Amber Heard set to make first public appearance since Johnny Depp trial at film festival in Italy

Jun 13, 2023

Washington [US], June 13 : Hollywood actor Amber Heard is all set to make her first public appearance since her trial with Johnny Depp at the 69th Taormina Film Festival in Italy on June 24, reported Deadline.
She will be in Italy for the world premiere of her film 'In The Fire' along with the film's director Conor Allyn and co-star Eduardo Noriego.
The film will premiere June 24 at the Teatro Antico di Taorina. The fest takes place June 23-July 1, 2023 in Sicily, as per Deadline, a US-based media outlet.
'In the Fire' is described as a supernatural thriller that stars Heard as a pioneering psychiatrist who sets out to treat a desperate child at a time when psychiatry is not yet a respected science. Set in 1899, the film follows a 38-year-old American psychiatrist as she arrives on a rich farm in Colombia after being called to solve the case of a disturbed child following increasingly insistent accusations that the child is the devil.

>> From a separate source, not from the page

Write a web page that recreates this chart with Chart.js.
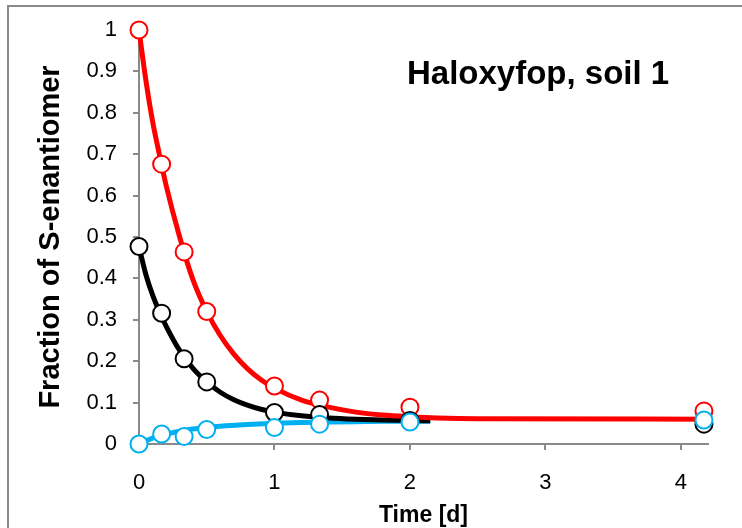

While the woman tries to psychoanalyze the child, the nefarious events intensify and her "cure" becomes a race to save the little boy from the fury of his fellow citizens, and perhaps, even from himself, reported Deadline.
It will be Heard's first picture to be promoted following her legal battle with ex-husband Johnny Depp.
Recently, several reports surfaced that Heard has now relocated to Spain with her young daughter and has quit the Hollywood industry, which she later denied.
Heard jetted off to Europe in September 2022, just three months after her ex-husband, Johnny Depp, won his defamation trial against her on June 1.
Depp, 59, sued Heard for USD 50 million in 2019, claiming she lied about him abusing her only to obtain more money in their divorce settlement.
One year later, his ex-wife countersued him for USD 100 million.
The trial ended in June 2022 with the court ordering Heard to pay Depp USD 10 million in compensatory damages plus USD 350,000 in punitive damages for defaming the 'Cry Baby' actor in a 2018 op-ed piece she wrote for The Washington Post.